Here we present a novel methodology, multi-species Genotyping By Sequencing (msGBS), as a next step to tackle this challenge. First, a multi-species meta-reference database containing thousands of gDNA clusters per species is created from GBS derived High Throughput Sequencing (HTS) reads. Second, GBS derived HTS reads from multi-species root samples are mapped to this meta-reference which, after a filter procedure to increase the taxonomic resolution, allows the parallel quantification of multiple species.

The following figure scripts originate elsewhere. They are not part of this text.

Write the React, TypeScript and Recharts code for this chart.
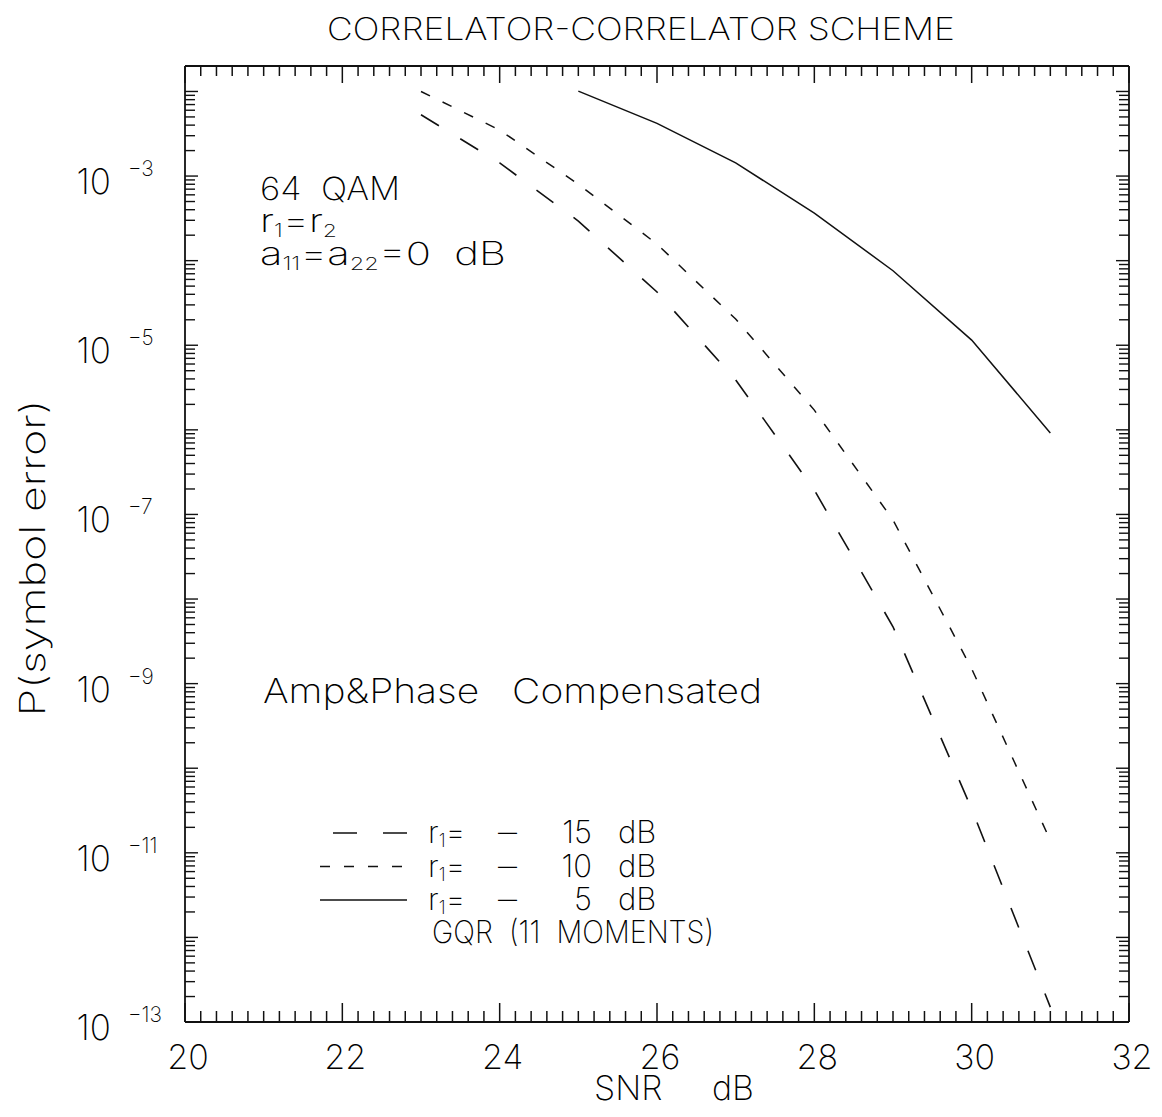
import React from 'react';
import { LineChart, Line, XAxis, YAxis } from 'recharts';

// ---------- data ----------
const SNR_DB = [23, 24, 25, 26, 27, 28, 29, 30, 31];
const R1_MINUS15 = [5.3e-3, 1.43e-3, 2.94e-4, 4.26e-5, 3.9e-6, 1.94e-7, 4.7e-9, 3.3e-11, 1.5e-13];
const R1_MINUS10 = [1.0e-2, 3.5e-3, 8.0e-4, 1.57e-4, 2.04e-5, 1.71e-6, 8.6e-8, 1.5e-9, 1.4e-11];
const R1_MINUS5 = [null, null, 1.01e-2, 4.2e-3, 1.43e-3, 3.65e-4, 7.6e-5, 1.15e-5, 9.2e-7];

const X_LABELS = [20, 22, 24, 26, 28, 30, 32];
const Y_LABEL_EXPONENTS = [-3, -5, -7, -9, -11, -13];
const Y_DECADES = [-13, -12, -11, -10, -9, -8, -7, -6, -5, -4, -3, -2];
const X_DOMAIN: [number, number] = [20, 32];
const Y_DOMAIN: [number, number] = [1e-13, 2e-2];
const LEGEND_ROWS = [
  { key: 'r15', value: '15', dash: '24 26' },
  { key: 'r10', value: '10', dash: '10 14' },
  { key: 'r5', value: '5', dash: undefined },
];

const data = SNR_DB.map((s, i) => ({ snr: s, r15: R1_MINUS15[i], r10: R1_MINUS10[i], r5: R1_MINUS5[i] }));

const X_TICKS: number[] = [];
for (let i = 0; i <= 60; i++) X_TICKS.push(Math.round((20 + i * 0.2) * 10) / 10);
const Y_TICKS: number[] = [];
Y_DECADES.forEach((d) => {
  for (let k = 1; k <= 9; k++) {
    const v = Number(`${k}e${d}`);
    if (v <= Y_DOMAIN[1]) Y_TICKS.push(v);
  }
});

// ---------- layout ----------
const W = 1162;
const H = 1117;
const M = { top: 65, left: 184, right: 32, bottom: 94 };
const FONT = "Inter, 'DejaVu Sans', sans-serif";
const FW = 200;
const STROKE = '#111';

const isDecade = (v: number) => {
  const l = Math.log10(v);
  return Math.abs(l - Math.round(l)) < 1e-9;
};
const isXMajor = (v: number) => X_LABELS.includes(v);

const BottomTick = (p: any) => {
  const { x, y, payload } = p;
  const v = payload.value;
  const major = isXMajor(v);
  return (
    <g>
      <line x1={x} y1={y} x2={x} y2={y - (major ? 19 : 11)} stroke={STROKE} strokeWidth={1.5} />
      {major && (
        <text x={x + 3} y={y + 47} textAnchor="middle" fontFamily={FONT} fontWeight={FW} fontSize={34} fill="#000">
          {v}
        </text>
      )}
    </g>
  );
};

const TopTick = (p: any) => {
  const { x, y, payload } = p;
  const major = isXMajor(payload.value);
  return <line x1={x} y1={y} x2={x} y2={y + (major ? 17 : 10)} stroke={STROKE} strokeWidth={1.5} />;
};

const LeftTick = (p: any) => {
  const { x, y, payload } = p;
  const v = payload.value;
  const dec = isDecade(v);
  const e = Math.round(Math.log10(v));
  const showLabel = dec && Y_LABEL_EXPONENTS.includes(e);
  return (
    <g>
      <line x1={x} y1={y} x2={x + (dec ? 13 : 10)} y2={y} stroke={STROKE} strokeWidth={1.4} />
      {showLabel && (
        <g>
          <text x={111} y={y + 18} textAnchor="end" fontFamily={FONT} fontWeight={FW} fontSize={35} fill="#000">
            10
          </text>
          <text x={128} y={y} textAnchor="start" fontFamily={FONT} fontWeight={FW} fontSize={21} fill="#000">
            {`\u2212${Math.abs(e)}`}
          </text>
        </g>
      )}
    </g>
  );
};

const RightTick = (p: any) => {
  const { x, y, payload } = p;
  const dec = isDecade(payload.value);
  return <line x1={x} y1={y} x2={x - (dec ? 13 : 10)} y2={y} stroke={STROKE} strokeWidth={1.4} />;
};

const T = (props: any) => (
  <text fontFamily={FONT} fontWeight={FW} fill="#000" {...props} />
);

const Overlay = () => (
  <svg width={W} height={H} style={{ position: 'absolute', left: 0, top: 0, pointerEvents: 'none' }}>
    <T x={641} y={40} fontSize={31} textAnchor="middle" textLength={628} lengthAdjust="spacingAndGlyphs">
      CORRELATOR-CORRELATOR SCHEME
    </T>
    <T x={45} y={558} fontSize={35} textAnchor="middle" transform="rotate(-90 45 558)" textLength={317} lengthAdjust="spacingAndGlyphs">
      P(symbol error)
    </T>
    <T y={1100} fontSize={34}>
      <tspan x={594}>SNR</tspan>
      <tspan x={712}>dB</tspan>
    </T>

    <T x={260} y={200} fontSize={32} xmlSpace="preserve" textLength={140} lengthAdjust="spacingAndGlyphs">64  QAM</T>
    <T x={260} y={232} fontSize={32} textLength={77} lengthAdjust="spacingAndGlyphs">
      r<tspan fontSize={18} dy={5}>1</tspan>
      <tspan dy={-5}>=r</tspan>
      <tspan fontSize={18} dy={5}>2</tspan>
    </T>
    <T x={260} y={265} fontSize={32} xmlSpace="preserve" textLength={246} lengthAdjust="spacingAndGlyphs">
      a<tspan fontSize={18} dy={5}>11</tspan>
      <tspan dy={-5}>=a</tspan>
      <tspan fontSize={18} dy={5}>22</tspan>
      <tspan dy={-5}>=0  dB</tspan>
    </T>

    <T x={263} y={703} fontSize={34} xmlSpace="preserve" textLength={499} lengthAdjust="spacingAndGlyphs">
      Amp&amp;Phase   Compensated
    </T>

    {/* legend */}
    {LEGEND_ROWS.map((r, i) => {
      const base = 843 + i * 33.5;
      return (
        <g key={r.key}>
          <line x1={i === 0 ? 333 : 320} y1={base - 10} x2={407} y2={base - 10} stroke={STROKE} strokeWidth={1.6} strokeDasharray={r.dash} />
          <T x={428} y={base} fontSize={31}>
            r<tspan fontSize={18} dy={4}>1</tspan>
            <tspan dy={-4}>=</tspan>
          </T>
          <T x={498} y={base} fontSize={31} textLength={19} lengthAdjust="spacingAndGlyphs">{'\u2013'}</T>
          <T x={592} y={base} fontSize={31} textAnchor="end">{r.value}</T>
          <T x={618} y={base} fontSize={31}>dB</T>
        </g>
      );
    })}
    <T x={432} y={943} fontSize={31} xmlSpace="preserve" textLength={282} lengthAdjust="spacingAndGlyphs">GQR  (11  MOMENTS)</T>
  </svg>
);

export default function App() {
  return (
    <div style={{ position: 'absolute', left: 0, top: 0, width: W, height: H, background: '#fff' }}>
      <LineChart width={W} height={H} data={data} margin={M}>
        <XAxis xAxisId="b" dataKey="snr" type="number" domain={X_DOMAIN} allowDataOverflow ticks={X_TICKS} interval={0}
          height={1} tickSize={0} tickMargin={0} tickLine={false} axisLine={{ stroke: STROKE, strokeWidth: 1.8 }} tick={BottomTick} orientation="bottom" />
        <XAxis xAxisId="t" dataKey="snr" type="number" domain={X_DOMAIN} allowDataOverflow ticks={X_TICKS} interval={0}
          height={1} tickSize={0} tickMargin={0} tickLine={false} axisLine={{ stroke: STROKE, strokeWidth: 1.8 }} tick={TopTick} orientation="top" />
        <YAxis yAxisId="l" type="number" scale="log" domain={Y_DOMAIN} allowDataOverflow ticks={Y_TICKS} interval={0}
          width={1} tickSize={0} tickMargin={0} tickLine={false} axisLine={{ stroke: STROKE, strokeWidth: 1.8 }} tick={LeftTick} orientation="left" />
        <YAxis yAxisId="r" type="number" scale="log" domain={Y_DOMAIN} allowDataOverflow ticks={Y_TICKS} interval={0}
          width={1} tickSize={0} tickMargin={0} tickLine={false} axisLine={{ stroke: STROKE, strokeWidth: 1.8 }} tick={RightTick} orientation="right" />
        <Line xAxisId="b" yAxisId="l" type="linear" dataKey="r15" stroke={STROKE} strokeWidth={1.6} strokeDasharray="21 25" dot={false} isAnimationActive={false} />
        <Line xAxisId="b" yAxisId="l" type="linear" dataKey="r10" stroke={STROKE} strokeWidth={1.5} strokeDasharray="10 14" dot={false} isAnimationActive={false} />
        <Line xAxisId="b" yAxisId="l" type="linear" dataKey="r5" stroke={STROKE} strokeWidth={1.5} dot={false} isAnimationActive={false} />
      </LineChart>
      <Overlay />
    </div>
  );
}
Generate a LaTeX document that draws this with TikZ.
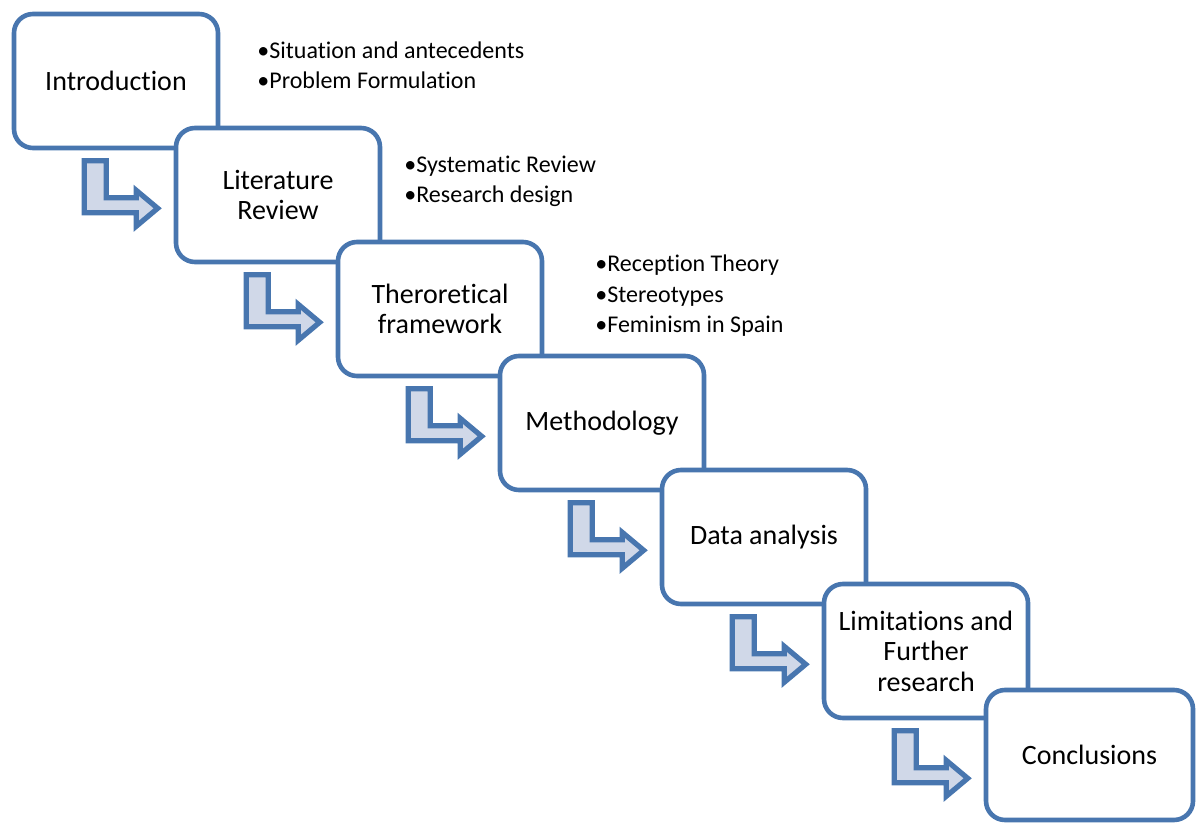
\documentclass[tikz,border=0pt]{standalone}
\usepackage{fontspec}
\setmainfont[Ligatures={NoCommon}]{Carlito}
\definecolor{bord}{RGB}{72,118,175}
\definecolor{afill}{RGB}{208,216,232}
\begin{document}
\begin{tikzpicture}[x=0.5pt,y=-0.5pt,
  stage/.style={draw=bord, line width=2.3pt, fill=white, rounded corners=9.5pt,
    minimum width=102pt, minimum height=67pt, inner sep=0pt, align=center,
    font=\fontsize{14}{15.25}\selectfont},
  bul/.style={anchor=west, align=left, inner sep=0pt,
    font=\fontsize{12}{15.25}\selectfont},
  larrow/.pic={\draw[draw=bord, fill=afill, line width=2.6pt]
    (72.5,10.5) -- (94.5,10.5) -- (94.5,47.5) -- (124.5,47.5) -- (124.5,40)
    -- (146,58) -- (124.5,76) -- (124.5,62.5) -- (72.5,62.5) -- cycle;}]
\useasboundingbox (0,0) rectangle (1198,823);

\node[stage] (b1) at (116,81) {Introduction};
\node[stage] (b2) at (278,195) {Literature\\Review};
\node[stage] (b3) at (440,309) {Theroretical\\framework};
\node[stage] (b4) at (602,423) {Methodology};
\node[stage] (b5) at (764,537) {Data analysis};
\node[stage] (b6) at (926,651) {Limitations and\\Further\\research};
\node[stage, minimum width=103.5pt, minimum height=65pt] (b7) at (1089.5,755) {Conclusions};

\pic at (b1.south west) {larrow};
\pic at (b2.south west) {larrow};
\pic at (b3.south west) {larrow};
\pic at (b4.south west) {larrow};
\pic at (b5.south west) {larrow};
\pic at (b6.south west) {larrow};

\node[bul] (l1) at (257,65.5) {•Situation and antecedents\\•Problem Formulation};
\node[bul] (l2) at (404,181.5) {•Systematic Review\\•Research design};
\node[bul] (l3) at (595,296) {•Reception Theory\\•Stereotypes\\•Feminism in Spain};
\end{tikzpicture}
\end{document}
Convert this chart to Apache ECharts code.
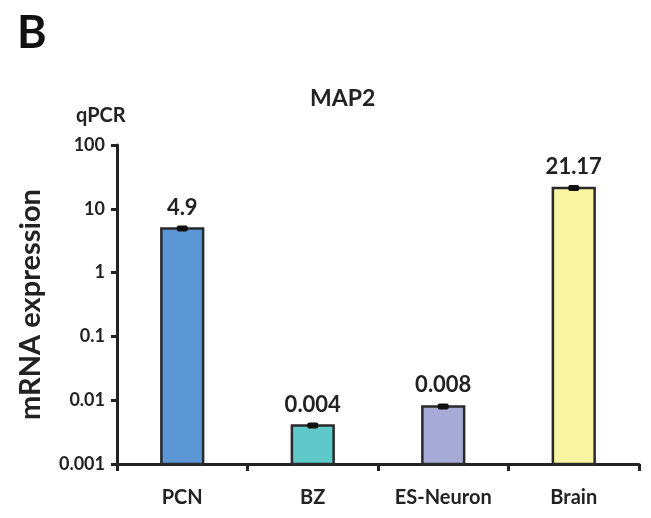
<!DOCTYPE html>
<html><head><meta charset="utf-8">
<script src="https://cdn.jsdelivr.net/npm/echarts@6/dist/echarts.min.js"></script>
<style>html,body{margin:0;padding:0;background:#fff}#c{width:651px;height:518px}</style>
</head><body><div id="c"></div>
<script>
const categories = ['PCN', 'BZ', 'ES-Neuron', 'Brain'];
const values = [4.9, 0.004, 0.008, 21.17];
const valueLabels = ['4.9', '0.004', '0.008', '21.17'];
const barColors = ['#5B97D5', '#5FC8C8', '#A7AAD6', '#F8F4A0'];
const yTickLabels = {'100': '100', '10': '10', '1': '1', '0.1': '0.1', '0.01': '0.01', '0.001': '0.001'};
const Y_MIN = 0.001, Y_MAX = 100;
const FONT = 'Lato';
const chart = echarts.init(document.getElementById('c'), null, {renderer: 'canvas'});
chart.setOption({
  animation: false,
  backgroundColor: '#fff',
  textStyle: {fontFamily: FONT},
  title: [
    {text: 'B', left: 12, top: 6, textStyle: {fontFamily: FONT, fontWeight: 'bold', fontSize: 45, color: '#111'}},
    {text: 'MAP2', left: 305, top: 82, textStyle: {fontFamily: FONT, fontWeight: 'bold', fontSize: 23, color: '#222'}},
    {text: 'qPCR', left: 71, top: 101, textStyle: {fontFamily: FONT, fontWeight: 'bold', fontSize: 20, color: '#222'}}
  ],
  grid: {left: 117, right: 12, top: 145, bottom: 54},
  xAxis: {
    type: 'category', data: categories,
    axisLine: {lineStyle: {color: '#222', width: 3}},
    axisTick: {show: true, length: 7, lineStyle: {color: '#222', width: 3}},
    axisLabel: {fontFamily: FONT, fontWeight: 'bold', fontSize: 20, color: '#222', margin: 24}
  },
  yAxis: {
    type: 'log', logBase: 10, min: Y_MIN, max: Y_MAX,
    name: 'mRNA expression', nameLocation: 'middle', nameRotate: 90, nameGap: 72,
    nameTextStyle: {fontFamily: FONT, fontWeight: 'bold', fontSize: 29, color: '#222'},
    axisLine: {show: true, lineStyle: {color: '#222', width: 3}},
    axisTick: {show: true, inside: false, length: 6, lineStyle: {color: '#222', width: 3}},
    splitLine: {show: false},
    axisLabel: {fontFamily: FONT, fontWeight: 'bold', fontSize: 18, color: '#222', margin: 12,
      formatter: v => { const k = String(+v.toPrecision(3)); return yTickLabels[k] !== undefined ? yTickLabels[k] : k; }}
  },
  series: [
    {
      type: 'custom',
      encode: {x: 0, y: 1},
      data: values.map((v, i) => [i, v]),
      renderItem: (params, api) => {
        const i = api.value(0), v = api.value(1);
        const top = api.coord([i, v]);
        const base = api.coord([i, Y_MIN]);
        const bw = api.size([1, 0])[0] * 0.32;
        return {type: 'group', children: [
          {type: 'rect',
            shape: {x: top[0] - bw / 2, y: top[1], width: bw, height: base[1] - top[1]},
            style: {fill: barColors[i], stroke: '#2a2a2a', lineWidth: 2.5}},
          {type: 'rect', z2: 10,
            shape: {x: top[0] - 5.5, y: top[1] - 3, width: 11, height: 6, r: 2},
            style: {fill: '#111'}},
          {type: 'text', z2: 10,
            style: {x: top[0], y: top[1] - 10, text: valueLabels[i], align: 'center', verticalAlign: 'bottom',
              fontFamily: FONT, fontWeight: 'bold', fontSize: 22, fill: '#222'}}
        ]};
      }
    }
  ]
});
</script></body></html>
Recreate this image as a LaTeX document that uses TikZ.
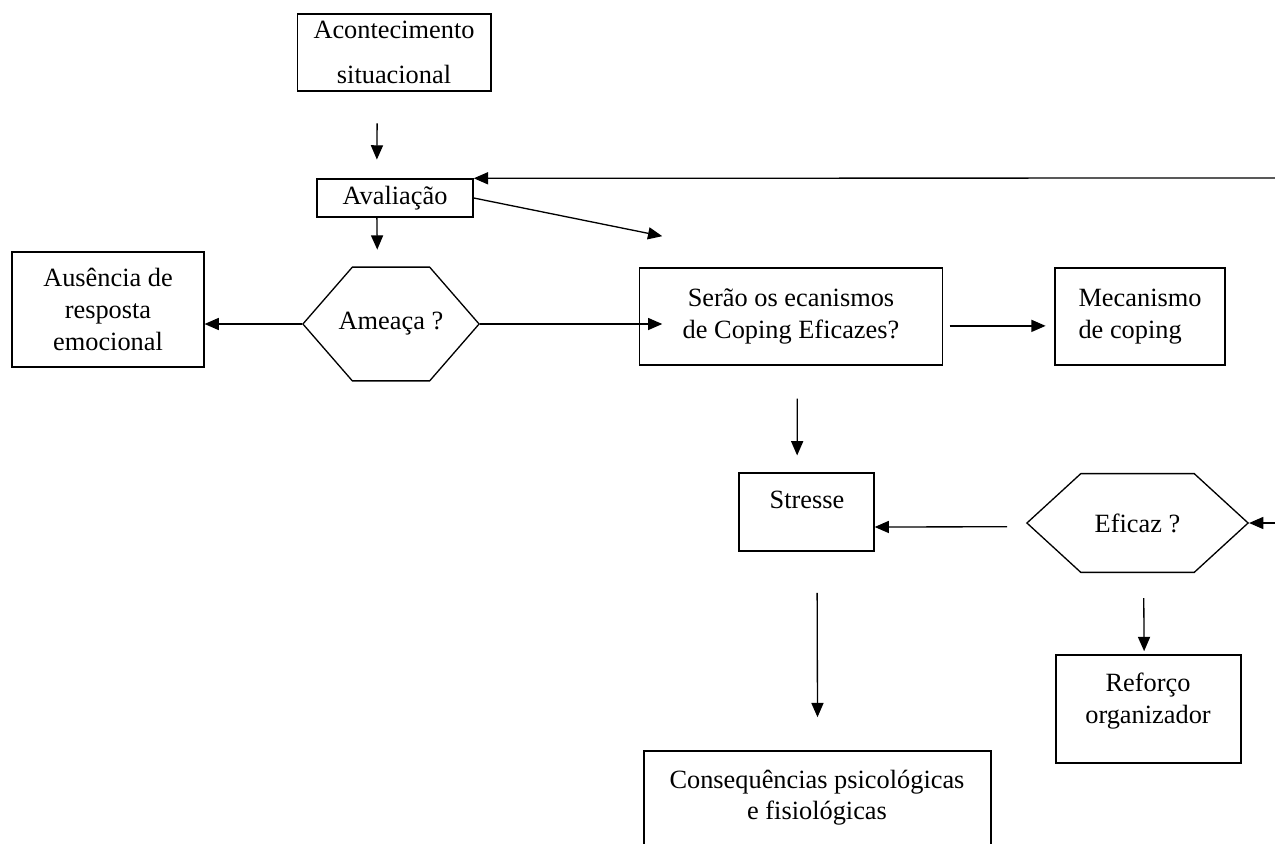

The msGBS signal of 111 mock-mixture root samples, with up to 8 plant species per sample, was used to calculate the within-species abundance. Optional subsequent calibration yielded the across-species abundance. The within- and across-species abundances highly correlated (R2 range 0.72-0.94 and 0.85-0.98, respectively) to the biomass-based species abundance. Compared to a qPCR based method which was previously used to analyze the same set of samples, msGBS provided similar results. Additional data on 11 congener species groups within 105 natural field root samples showed high taxonomic resolution of the method.
This dataset belongs to the article "msGBS: A new high-throughput approach to quantify the relative species abundance in root samples of multi-species plant communities". msGBS is a technique that uses Genotyping By Sequencing on mixed plant species root samples which, after a filtering step to increase the taxonomic resolution and calibration, is able to estimate plant species abundances.
The article uses data of two different experiment:
- the Jena field survay (13 plant species) and
- the Dutch field survay (120 plant species).
Methods
The data is based on 3 lanes of High Throuput sequencing (Hiseq X PE 2*150bp) data. The Lab protocol is based on Genotyping By Sequencing (Elshire, 2011) but is adjusted in design as described in the manuscript and applied to mixed species samples instead of species pure material. Downstream analysis is not aimed to identify SNP's as in the original method but to quantify the relative abundance of the species present the the plant root mixture.
The data was processed by the msGBS pipeline (available at: GitHub (https://github.com/NielsWagemaker/scripts_msGBS/tree/msGBS-1.0).
A new, easy to install, snakemake pipelin is also available but not descripbed in the article (https://github.com/NielsWagemaker/scripts_msGBS/tree/msGBS-snake).
Usage notes
Included in this Dryad dataset are a Barcode file for demultiplexing the Raw sequence data available at NCBI Sequence read Archive (SRA; https://www.ncbi.nlm.nih.gov/bioproject/PRJNA604964), the metareference genome and a raw .csv data analysis output file. Also included are several -in-between- analysis files as described in the article supplemental data.
In the Dryad overview file (overview_DOCS.pptx), the available files are annotated to the several bioinformatical processes of the pipeline in order to navigate through the data files.
Extended descriptions on bioinformatics are available in the supplemental data of the article.
Raw data of Figures and Tables of the Manuscript are available (RAW_DATA_Wagemaker_et_al_MER_2020.xlsx) as well as metareference genomes.